Pendant la postproduction, elle passait de temps en temps chez
Toutankhamon. Avec Mylène, j'ai toujours eu
d'excellents rapports, sains et normaux. C'est
quelqu'un de très droit, qui sait ne pas
mâcher ses mots, qui peut parfois se montrer dure et
sarcastique, mais juste, et qui a le sens de l'humour.
Rupture
Il y a eu une seule projection de presse, un matin à 9h30,
sur les Champs-Elysées. La salle était
bondée. Dès la sortie du film, ça a
été la curée, les articles tenaient
plus du règlement de compte que de la critique du film.
Bassesses et méchanceté, tout y est
passé. Le handicap du film était
peut-être sa durée, mais bon, il avait bien
d'autres qualités, infiniment plus importantes,
donc personne n'a parlé. En tout cas,
c'est une oeuvre assumée, un film merveilleux
proche du fantastique, unique dans le cinéma
français, et qu'on redécouvrira un jour
avec étonnement. L'avant-première
était très chaleureuse. Tous les proches et amis
de Laurent et Mylène étaient présents.
Les parents de Jeff étaient venus des Etats-unis.

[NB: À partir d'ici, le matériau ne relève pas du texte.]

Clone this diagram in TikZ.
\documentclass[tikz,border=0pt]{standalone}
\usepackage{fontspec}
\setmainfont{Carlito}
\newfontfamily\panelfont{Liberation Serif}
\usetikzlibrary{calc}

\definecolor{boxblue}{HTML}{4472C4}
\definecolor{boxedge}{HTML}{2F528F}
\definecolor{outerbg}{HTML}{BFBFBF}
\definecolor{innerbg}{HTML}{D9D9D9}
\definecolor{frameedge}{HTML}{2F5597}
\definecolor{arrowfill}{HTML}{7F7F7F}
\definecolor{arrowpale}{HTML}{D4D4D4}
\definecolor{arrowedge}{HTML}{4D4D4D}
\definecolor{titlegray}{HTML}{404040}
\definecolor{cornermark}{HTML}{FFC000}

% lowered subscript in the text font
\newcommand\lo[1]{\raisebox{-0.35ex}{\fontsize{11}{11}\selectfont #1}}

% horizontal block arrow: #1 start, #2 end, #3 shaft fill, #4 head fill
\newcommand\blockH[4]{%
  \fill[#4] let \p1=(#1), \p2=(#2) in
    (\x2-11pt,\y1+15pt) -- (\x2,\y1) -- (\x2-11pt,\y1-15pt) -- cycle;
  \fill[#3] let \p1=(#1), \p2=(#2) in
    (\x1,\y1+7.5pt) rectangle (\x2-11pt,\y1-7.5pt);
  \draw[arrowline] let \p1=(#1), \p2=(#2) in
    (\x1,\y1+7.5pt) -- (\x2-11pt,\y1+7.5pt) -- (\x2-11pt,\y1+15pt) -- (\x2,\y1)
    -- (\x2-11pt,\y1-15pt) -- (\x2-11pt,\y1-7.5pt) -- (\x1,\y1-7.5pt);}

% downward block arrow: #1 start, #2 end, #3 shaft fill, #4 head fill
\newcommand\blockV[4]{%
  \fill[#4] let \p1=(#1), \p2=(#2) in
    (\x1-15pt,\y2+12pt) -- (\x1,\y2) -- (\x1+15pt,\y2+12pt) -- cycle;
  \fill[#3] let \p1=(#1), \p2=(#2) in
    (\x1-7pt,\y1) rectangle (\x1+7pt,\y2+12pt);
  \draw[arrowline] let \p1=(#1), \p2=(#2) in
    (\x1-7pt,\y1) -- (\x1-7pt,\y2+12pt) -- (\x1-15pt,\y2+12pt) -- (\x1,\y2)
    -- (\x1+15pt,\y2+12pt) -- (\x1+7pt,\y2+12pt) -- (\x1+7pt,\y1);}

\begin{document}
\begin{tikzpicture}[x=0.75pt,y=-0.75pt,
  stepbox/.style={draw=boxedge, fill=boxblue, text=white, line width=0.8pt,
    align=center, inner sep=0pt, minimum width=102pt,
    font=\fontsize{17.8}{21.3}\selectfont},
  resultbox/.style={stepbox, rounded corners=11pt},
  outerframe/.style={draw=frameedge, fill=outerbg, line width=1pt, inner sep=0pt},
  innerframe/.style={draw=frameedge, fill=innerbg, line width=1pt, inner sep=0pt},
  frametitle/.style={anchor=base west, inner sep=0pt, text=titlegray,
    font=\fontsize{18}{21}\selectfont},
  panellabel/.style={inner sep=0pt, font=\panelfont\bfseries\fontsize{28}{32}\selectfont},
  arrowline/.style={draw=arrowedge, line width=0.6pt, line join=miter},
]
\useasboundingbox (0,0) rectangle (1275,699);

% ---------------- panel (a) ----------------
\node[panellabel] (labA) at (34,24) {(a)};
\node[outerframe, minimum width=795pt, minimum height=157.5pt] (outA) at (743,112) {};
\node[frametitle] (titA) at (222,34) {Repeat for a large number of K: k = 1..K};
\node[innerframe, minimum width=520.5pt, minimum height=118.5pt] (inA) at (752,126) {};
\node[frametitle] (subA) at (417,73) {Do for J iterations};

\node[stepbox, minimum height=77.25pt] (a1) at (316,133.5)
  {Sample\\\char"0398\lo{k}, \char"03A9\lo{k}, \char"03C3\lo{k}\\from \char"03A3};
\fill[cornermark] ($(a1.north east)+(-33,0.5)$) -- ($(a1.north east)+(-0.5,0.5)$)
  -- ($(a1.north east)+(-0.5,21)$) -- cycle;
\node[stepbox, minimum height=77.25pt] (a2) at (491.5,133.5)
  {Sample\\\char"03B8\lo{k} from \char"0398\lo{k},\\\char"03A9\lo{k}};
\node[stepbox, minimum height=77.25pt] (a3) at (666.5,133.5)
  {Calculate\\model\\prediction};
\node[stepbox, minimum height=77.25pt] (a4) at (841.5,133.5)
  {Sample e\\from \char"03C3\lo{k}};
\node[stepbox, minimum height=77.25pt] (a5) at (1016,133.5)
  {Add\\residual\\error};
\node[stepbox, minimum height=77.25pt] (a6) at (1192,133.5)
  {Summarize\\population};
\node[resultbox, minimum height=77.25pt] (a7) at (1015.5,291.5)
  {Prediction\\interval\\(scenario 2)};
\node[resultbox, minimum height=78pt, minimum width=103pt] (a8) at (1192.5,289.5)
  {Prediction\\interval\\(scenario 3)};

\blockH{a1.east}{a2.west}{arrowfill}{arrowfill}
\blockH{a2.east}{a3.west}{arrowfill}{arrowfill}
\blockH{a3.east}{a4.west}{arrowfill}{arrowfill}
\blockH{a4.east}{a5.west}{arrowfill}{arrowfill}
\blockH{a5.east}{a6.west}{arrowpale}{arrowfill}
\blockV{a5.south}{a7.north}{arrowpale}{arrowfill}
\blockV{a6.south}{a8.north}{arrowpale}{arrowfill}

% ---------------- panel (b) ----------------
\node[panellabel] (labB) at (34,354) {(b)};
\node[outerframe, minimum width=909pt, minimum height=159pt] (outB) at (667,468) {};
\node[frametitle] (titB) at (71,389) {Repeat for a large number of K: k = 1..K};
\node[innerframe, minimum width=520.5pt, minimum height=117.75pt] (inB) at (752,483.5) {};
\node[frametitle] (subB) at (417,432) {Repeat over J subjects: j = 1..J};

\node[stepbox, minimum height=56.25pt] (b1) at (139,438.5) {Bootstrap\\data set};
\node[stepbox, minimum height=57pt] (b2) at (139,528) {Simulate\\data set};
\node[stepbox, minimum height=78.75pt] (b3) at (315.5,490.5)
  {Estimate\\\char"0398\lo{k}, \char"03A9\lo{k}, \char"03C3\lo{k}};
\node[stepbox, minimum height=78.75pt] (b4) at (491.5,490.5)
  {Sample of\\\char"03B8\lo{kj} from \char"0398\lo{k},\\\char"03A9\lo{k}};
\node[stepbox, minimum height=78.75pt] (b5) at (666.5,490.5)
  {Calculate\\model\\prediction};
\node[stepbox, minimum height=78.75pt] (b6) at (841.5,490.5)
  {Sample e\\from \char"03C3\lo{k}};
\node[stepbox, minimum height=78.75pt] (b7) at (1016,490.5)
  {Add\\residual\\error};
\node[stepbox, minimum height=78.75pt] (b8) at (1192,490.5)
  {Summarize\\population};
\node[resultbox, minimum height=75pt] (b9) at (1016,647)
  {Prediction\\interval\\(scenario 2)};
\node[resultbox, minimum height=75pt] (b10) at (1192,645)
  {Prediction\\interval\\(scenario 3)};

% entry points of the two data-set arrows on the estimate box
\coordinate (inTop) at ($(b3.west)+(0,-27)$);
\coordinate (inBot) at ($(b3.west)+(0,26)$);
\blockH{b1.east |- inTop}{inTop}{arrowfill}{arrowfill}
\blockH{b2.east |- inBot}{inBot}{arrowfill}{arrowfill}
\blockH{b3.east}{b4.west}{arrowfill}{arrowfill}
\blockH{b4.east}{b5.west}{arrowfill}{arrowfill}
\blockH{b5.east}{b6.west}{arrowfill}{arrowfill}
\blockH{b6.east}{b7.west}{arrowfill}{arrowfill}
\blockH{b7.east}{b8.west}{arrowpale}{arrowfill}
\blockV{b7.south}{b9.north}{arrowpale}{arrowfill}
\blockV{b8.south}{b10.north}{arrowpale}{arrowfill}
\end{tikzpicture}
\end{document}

À la fin de la soirée, nous nous sommes dits au
revoir sur
le trottoir, le plus naturellement du monde. Je n'ai jamais
revu Laurent depuis. Par contre, j'ai croisé
encore quelques fois Mylène chez Toutankhamon. Je savais que
Laurent était très malheureux, et qu'il
vivait mal l'échec du film. Il ne voulait voir
personne et ne répondait pas au
téléphone. En tout cas, nous ne sommes absolument
pas fâchés, mais il a sans doute voulu tourner une
page. Après la sortie du film,
l'éventualité d'une version
courte de Giorgino a
été envisagée
avec Paul Van Parys (fidèle collaborateur de
Mylène et Laurent, NDLR). Mais je ne voulais rien faire sans
l'autorisation de Laurent. En plus, je ne sais pas
s'il aurait été d'accord.
J'étais moi aussi terriblement
affectée. On n'a rien remonté du tout.